Imagistic thinking presents difficulties [for modern people]. Israelites found no problems thinking about Ezekiel’s vision of Egypt as a cosmic tree (Ezek 31). This does not warrant labeling the literature mythology, nor does it concern questions of reality or truth. Some might consider the trees, the garden and the snake to be examples of imagistic thinking without thereby denying reality and truth to the account. The author understands trees in a way that does not simply indicate a botanical species of flora with remarkable chemical properties. When we put these elements in their ancient Near Eastern context and reocognize the Israelite capacity, and even propensity, to think in imaginistic terms, we may find that we gain a deeper understanding of important theological realities.

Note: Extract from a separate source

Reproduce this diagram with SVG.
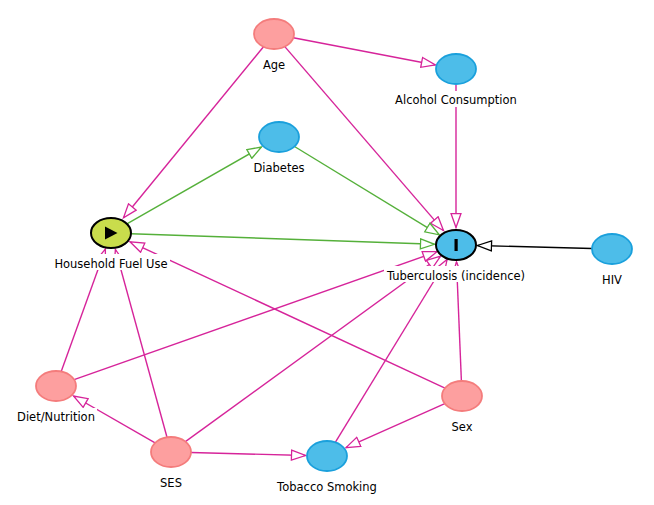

Some scholars today believe that Israel was in the habit of borrowing other people’s myths and transforming them into a mythology of their own. I do not share that perspective. What is sometimes perceived as a shared mythology is more often a shared propensity to think imagistically about the same issues using a shared symbolic vocabulary.
— John H. Walton, The Lost World of Adam and Eve, 136-139

There is something that the biblical authors believe is real and truthful here, but what makes it difficult is that how they represent truth is so different than how we conceive of historical truth. It’s hard for us not to kill the butterfly as we seek to analyze it.